In a career filled with dizzying highs and horrific lows, Cheap Trick is on a high again. Long considered one of the best Midwestern power-pop groups, the Trick is back on tour with Aerosmith, promoting their new DVD and celebrating more than 25 years in the music business.

We talked with guitarist and frontman Rick Nielsen to get a quick update on the band. The commissioner of the Dream Police, despite a cold, was in good spirits and happy to talk about the group.

NUVO: It seems like you guys are always on tour. Do you ever take a break?
RICK NIELSEN:
We just have never stopped. This is the truth. I’ve never even unpacked my luggage since Budokan. I just bought more luggage. Back then, we didn’t celebrate because we were No. 1. We just kept playing. We’ve never stopped to celebrate anything. We’ve had ups, we’ve had downs, but we’ve always just played. I tell people that if we only toured when we had a hit record, we never would have toured.

NUVO: Your success in Japan, which led to your successes in America, apparently took people by surprise at the time, didn’t they?
NIELSEN:
It was unexpected. We always thought we were a good band, but it was like, ‘Now a lot of other people have figured it out.’ And they figured it out for a while. We’ve always maintained our hard-core fans, but trying to be the flavor of the month or the next big thing, you only get that once. We never went to radio. We always wanted radio to come to us. It’s been difficult, but we never started wearing our mother’s makeup or getting keyboards or learned to dance. Those things maybe could have helped us for a week and we would probably have done it poorly, anyway. We’ve just tried to stay true to what our roots were. We make albums, we don’t really make singles. We try to make 30 minutes to an hour of continual music, as opposed to three minutes followed by 12 minutes of ‘I wish I didn’t have to hear this.’
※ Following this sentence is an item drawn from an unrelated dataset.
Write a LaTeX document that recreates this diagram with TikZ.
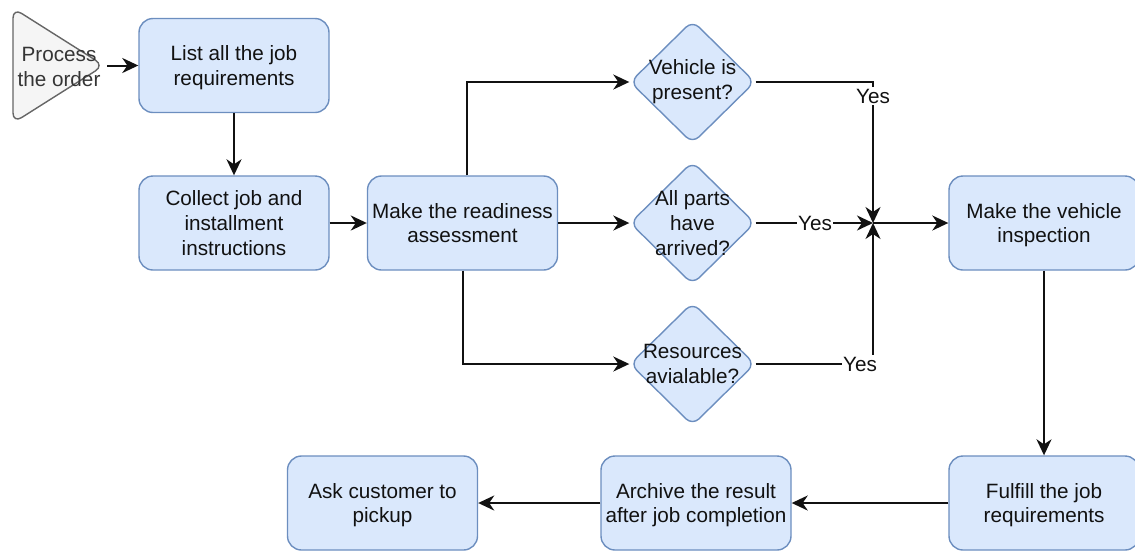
\documentclass[tikz,border=0pt]{standalone}
\usepackage{fontspec}
\setmainfont{Liberation Sans}
\usetikzlibrary{arrows.meta,shapes.geometric}
\definecolor{boxfill}{HTML}{DAE8FC}
\definecolor{boxline}{HTML}{6C8EBF}
\definecolor{startfill}{HTML}{F5F5F5}
\definecolor{startline}{HTML}{666666}
\definecolor{ink}{HTML}{111111}
\begin{document}
\begin{tikzpicture}[x=1pt,y=-1pt,
  font=\fontsize{20.7}{24.8}\selectfont,
  stepbox/.style={draw=boxline,fill=boxfill,line width=1.4pt,rounded corners=14pt,
    minimum width=190pt,minimum height=94pt,align=center,inner sep=0pt,text=ink,
    text depth=0pt},
  decision/.style={draw=boxline,fill=boxfill,line width=1.4pt,diamond,rounded corners=9pt,
    minimum width=125pt,minimum height=123pt,inner sep=0pt},
  dtext/.style={align=center,inner sep=0pt,text=ink},
  arr/.style={draw=ink,line width=2pt,-{Stealth[length=16pt,width=15pt,inset=5pt]}},
  yes/.style={fill=white,inner sep=1.5pt,text=ink}]
\useasboundingbox (0,0) rectangle (1135,550);

% start shape
\draw[fill=startfill,draw=startline,line width=1.4pt,rounded corners=10pt]
  (13,8) -- (104,65.5) -- (13,123) -- cycle;
\node[align=center,inner sep=0pt,text=ink!85] (proc) at (59,67) {Process\\the order};
\coordinate (proctip) at (107,65.5);

% process steps
\node[stepbox] (list)    at (234,65.5) {List all the job\\requirements};
\node[stepbox] (collect) at (234,223)  {Collect job and\\installment\\instructions};
\node[stepbox] (ready)   at (462.5,223) {Make the readiness\\assessment};
\node[stepbox] (insp)    at (1044,223) {Make the vehicle\\inspection};
\node[stepbox] (fulfill) at (1044,503) {Fulfill the job\\requirements};
\node[stepbox] (archive) at (696,503)  {Archive the result\\after job completion};
\node[stepbox] (ask)     at (382.5,503) {Ask customer to\\pickup};

% decisions
\node[decision] (vp) at (692.5,82) {};
\node[dtext] (vpt) at (vp) {Vehicle is\\present?};
\node[decision] (ap) at (692.5,223) {};
\node[dtext] (apt) at (ap) {All parts\\have\\arrived?};
\node[decision] (ra) at (692.5,364) {};
\node[dtext] (rat) at (ra) {Resources\\avialable?};

% merge point
\coordinate (j) at (873,223);

% connectors
\draw[arr] (proctip) -- (list.west);
\draw[arr] (list.south) -- (collect.north);
\draw[arr] (collect.east) -- (ready.west);
\draw[arr] ([xshift=4.5pt]ready.north) |- (vp.west);
\draw[arr] (ready.east) -- (ap.west);
\draw[arr] ([xshift=0.5pt]ready.south) |- (ra.west);

\draw[arr] (vp.east) -| (j);
\draw[arr] (ap.east) -- (j);
\draw[arr] (ra.east) -| (j);
\node[yes] (y1) at (873,96) {Yes};
\node[yes] (y2) at (815,223) {Yes};
\node[yes] (y3) at (860,364) {Yes};

\draw[arr] (j) -- (insp.west);
\draw[arr] (insp.south) -- (fulfill.north);
\draw[arr] (fulfill.west) -- (archive.east);
\draw[arr] (archive.west) -- (ask.east);
\end{tikzpicture}
\end{document}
NUVO: Your albums, even your first ones, still hold up remarkably well.
NIELSEN:
There are some duds in there but, for the most part, publishing and recording over 200 songs is pretty cool. There’s some oddball stuff that I wish we were still playing today, there’s some stuff that never got any recognition and there’s some stuff we still play today that we’ve been playing for over 20 years. Our first album was produced by Jack Douglas and it was pretty raw. They said we’d never get any airplay with that kind of stuff. But we did in Japan. For our second, third and fourth records, we worked with Tom Werman, who really kind of toned us down and made us not as heavy as we were. We even tried, on our One on One album, to get some New York dance-mix guy to do a dance version for us. We spent some time on it. And our Epic guy took it to Studio 54 and had the DJ play it. It cleared the dance floor. That was our attempt to be the flavor of the month and do what’s popular. We fell flat. That’s why we stay to what we do best.